All of the lines below are to be printed again exactly; images are excluded from the output.

= = =

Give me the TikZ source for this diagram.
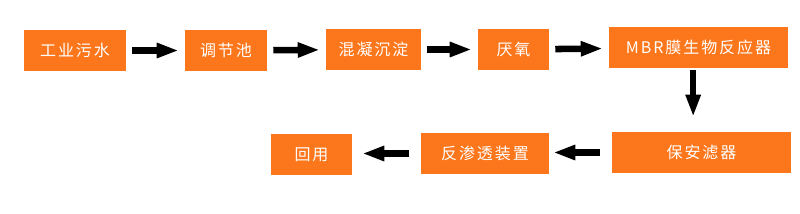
\documentclass[tikz,border=0pt]{standalone}
\usepackage{fontspec}
\setmainfont{Noto Sans CJK SC}[LetterSpace=12]
\usetikzlibrary{arrows.meta}
\definecolor{boxorange}{RGB}{252,118,27}
\tikzset{
  box/.style={fill=boxorange, text=white, minimum height=30.75pt, inner sep=0pt,
    font=\fontsize{12pt}{14pt}\selectfont},
  flow/.style={-{Triangle[length=16.5pt, width=10.5pt]}, line width=4.9pt,
    shorten <=4.5pt, shorten >=4.5pt},
}
\begin{document}
\begin{tikzpicture}[x=0.75pt, y=-0.75pt]
    \useasboundingbox (0,0) rectangle (800,214);
    % Top row
    \node[box, minimum width=76.5pt] (ww) at (75,50.5) {工业污水};
    \node[box, minimum width=61.5pt] (tank) at (226,50.5) {调节池};
    \node[box, minimum width=71.25pt] (coag) at (373.5,49.5) {混凝沉淀};
    \node[box, minimum width=53.25pt] (anaer) at (513.5,49.5) {厌氧};
    \node[box, minimum width=134.25pt] (mbr) at (698.5,47.5) {MBR膜生物反应器};
    % Bottom row
    \node[box, minimum width=134.25pt] (safe) at (701.5,152.5) {保安滤器};
    \node[box, minimum width=96pt] (ro) at (485,153.5) {反渗透装置};
    \node[box, minimum width=60.75pt] (reuse) at (311.5,154.5) {回用};
    % Top arrows
    \draw[flow] (ww) -- (tank);
    \draw[flow] (tank) -- (coag);
    \draw[flow] (coag) -- (anaer);
    \draw[flow] (anaer) -- (mbr);
    % Down arrow
    \draw[flow, shorten <=1.5pt, shorten >=11.25pt] ([xshift=-4pt]mbr.south) -- ([xshift=-4pt]mbr.south |- safe.north);
    % Bottom arrows
    \draw[flow, shorten <=9pt, shorten >=3pt] (safe) -- (safe -| ro.east);
    \draw[flow, shorten <=9pt, shorten >=7.5pt] (ro) -- (ro -| reuse.east);
\end{tikzpicture}
\end{document}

= = =

Solution to the problem.
Give me the TikZ source for this diagram.
\documentclass[tikz,border=0pt]{standalone}
\usepackage{fontspec}
\setmainfont{Noto Sans CJK SC}[LetterSpace=12]
\usetikzlibrary{arrows.meta}
\definecolor{boxorange}{RGB}{252,118,27}
\tikzset{
  box/.style={fill=boxorange, text=white, minimum height=30.75pt, inner sep=0pt,
    font=\fontsize{12pt}{14pt}\selectfont},
  flow/.style={-{Triangle[length=16.5pt, width=10.5pt]}, line width=4.9pt,
    shorten <=4.5pt, shorten >=4.5pt},
}
\begin{document}
\begin{tikzpicture}[x=0.75pt, y=-0.75pt]
    \useasboundingbox (0,0) rectangle (800,214);
    % Top row
    \node[box, minimum width=76.5pt] (ww) at (75,50.5) {工业污水};
    \node[box, minimum width=61.5pt] (tank) at (226,50.5) {调节池};
    \node[box, minimum width=71.25pt] (coag) at (373.5,49.5) {混凝沉淀};
    \node[box, minimum width=53.25pt] (anaer) at (513.5,49.5) {厌氧};
    \node[box, minimum width=134.25pt] (mbr) at (698.5,47.5) {MBR膜生物反应器};
    % Bottom row
    \node[box, minimum width=134.25pt] (safe) at (701.5,152.5) {保安滤器};
    \node[box, minimum width=96pt] (ro) at (485,153.5) {反渗透装置};
    \node[box, minimum width=60.75pt] (reuse) at (311.5,154.5) {回用};
    % Top arrows
    \draw[flow] (ww) -- (tank);
    \draw[flow] (tank) -- (coag);
    \draw[flow] (coag) -- (anaer);
    \draw[flow] (anaer) -- (mbr);
    % Down arrow
    \draw[flow, shorten <=1.5pt, shorten >=11.25pt] ([xshift=-4pt]mbr.south) -- ([xshift=-4pt]mbr.south |- safe.north);
    % Bottom arrows
    \draw[flow, shorten <=9pt, shorten >=3pt] (safe) -- (safe -| ro.east);
    \draw[flow, shorten <=9pt, shorten >=7.5pt] (ro) -- (ro -| reuse.east);
\end{tikzpicture}
\end{document}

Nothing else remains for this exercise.